In [None]:
import numpy as np

## Data Preprocessing

In [None]:
def load_data():
  """Function to load the dataset"""
  with open('shakespeare-2.txt', mode='r', encoding='utf-8') as f:
    data = f.read() #data is a string that contains the text file
  return data

In [None]:
data = load_data()
words = data.split()
distinct_words = sorted(list(set(words))) # vocabulary
word_to_idx = dict((word, i) for i, word in enumerate(distinct_words)) #each word has an index
idx_to_word = dict((i, word) for i, word in enumerate(distinct_words)) #each index has a word. useful for text generation

In [None]:
# Define constants
N_seq = 50 # Length of the input sequence to be fed
N_words = len(words)
N_vocab = len(distinct_words)
print(N_data, N_vocab)

In [None]:
x_train = []
y_train = []
for i in range(0, N_words - N_seq, 1):
  # Given x of 100 charcters (Input Sequence), predict the next character y (Conditional Probability)
	x = words[i:i+N_seq]
	y = words[i+N_seq]
	x_train.append([word_to_idx[x_i] for x_i in x])
	y_train.append(word_to_idx[y])

m = len(x_train)
assert m == len(y_train), "Length mismatch error"

In [None]:
from keras.utils import to_categorical

# One-hot-encoding the input data
for i in range(m):
  x_train[i] = to_categorical(x_train[i], num_classes=N_vocab)

# One-hot-coding the output values
y_train = to_categorical(y_train, num_classes=N_vocab)

# Reshaping x_train to be [samples, timesteps, features]
x_train = np.array(x_train).reshape(m, N_seq, N_vocab)

## Model Training

In [None]:
from keras.models import Sequential
from keras.layers import Dense, Dropout, LSTM

def build_model():
  model = Sequential()
  model.add(LSTM(512, input_shape=x_train[0].shape, return_sequences=True))
  model.add(LSTM(512, return_sequences=True))
  model.add(LSTM(512))
  model.add(Dense(y_train.shape[1], activation='softmax'))
  return model

In [None]:
model = build_model()
model.compile(optimizer='adam', loss='categorical_crossentropy')

In [None]:
from keras.callbacks import ModelCheckpoint

# Callbacks:
PATH_SAVE = "shakespearean_generator_2.h5"
checkpoint = ModelCheckpoint(PATH_SAVE, monitor='loss', mode='min')
cb_list = [checkpoint]

# Fitting
history = model.fit(x_train, y_train, epochs=30, batch_size=128, callbacks=cb_list)

Epoch 1/30
Epoch 2/30
Epoch 3/30
Epoch 4/30
Epoch 5/30
Epoch 6/30
Epoch 7/30
Epoch 8/30
Epoch 9/30
Epoch 10/30
Epoch 11/30
Epoch 12/30
Epoch 13/30
Epoch 14/30
Epoch 15/30
Epoch 16/30
Epoch 17/30
Epoch 18/30
Epoch 19/30
Epoch 20/30
Epoch 21/30
Epoch 22/30
Epoch 23/30
Epoch 24/30
Epoch 25/30
Epoch 26/30
Epoch 27/30
Epoch 28/30
Epoch 29/30
Epoch 30/30


## Generating Text

In [None]:
def generate(seed_words, ohed_seed, N_words):
    """
    seed_words: list of initial words (strings)
    ohed_seed: list of one-hot encoded vectors of those seed words
    N_words: number of new words to generate
    """
    x0 = ohed_seed.copy()
    generated_indices = [word_to_idx[word] for word in seed_words]

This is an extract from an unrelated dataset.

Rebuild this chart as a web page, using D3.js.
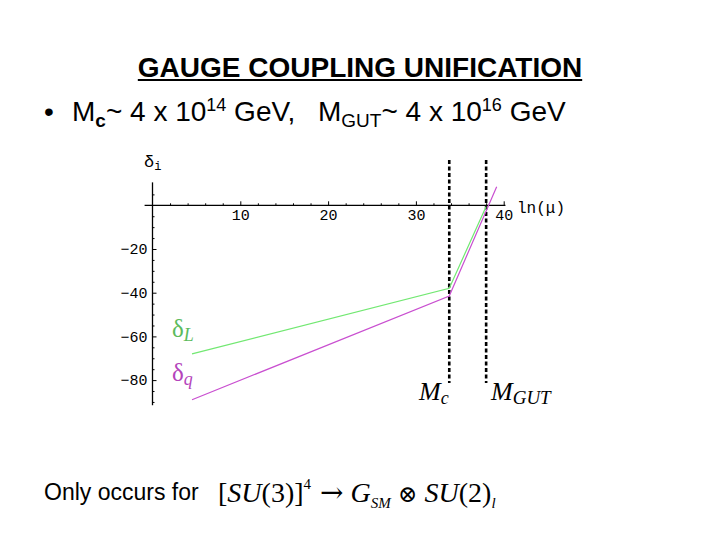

    for _ in range(N_words):
        x = np.array(x0).reshape(1, N_seq, N_vocab)
        probabilities = model.predict(x, verbose=0)  # predict next word
        idx = np.random.choice(N_vocab, p=probabilities.ravel())  # sample word index
        ohed_idx = to_categorical(idx, num_classes=N_vocab)  # OHE of that index
        x0.append(ohed_idx)
        generated_indices.append(idx)
        x0 = x0[1:]  # slide window

    # Convert indices back to words
    generated_words = [idx_to_word[i] for i in generated_indices]
    return ' '.join(generated_words)

In [None]:
initial_seed = "your awesome character is very powerful today".lower()
seed_words = initial_seed.split()

# Ensure all words are in the vocabulary
words_input = set(seed_words)
words_valid = set(word_to_idx.keys())
invalid_words = words_input.difference(words_valid)
if invalid_words:
    raise SyntaxError(f"Input contains invalid words: {invalid_words}")

# Truncate long sequences
if len(seed_words) > N_seq:
    seed_words = seed_words[-N_seq:]  # keep the last N_seq words

# Pad short sequences with a special token or just ' ' (space)
N_pad = max(N_seq - len(seed_words), 0)
seed_words = ['<PAD>'] * N_pad + seed_words

print("The seed words are:", seed_words)


The initial word is :                            YOUR AWESOME CHARACTER:


In [None]:
seed = [word_to_idx[word] for word in seed_words]
ohed_seed = [to_categorical(idx, num_classes=N_vocab) for idx in seed]

In [None]:
generated_sentence = generate(seed, ohed_seed, 500)[N_pad:] # Remove the prepended padding, if any

In [None]:
generated_sentence = ' '.join([idx_to_word[i] for i in generated_sentence])
print(generated_sentence)


In [None]:
model.save('shakespeare_final.h5')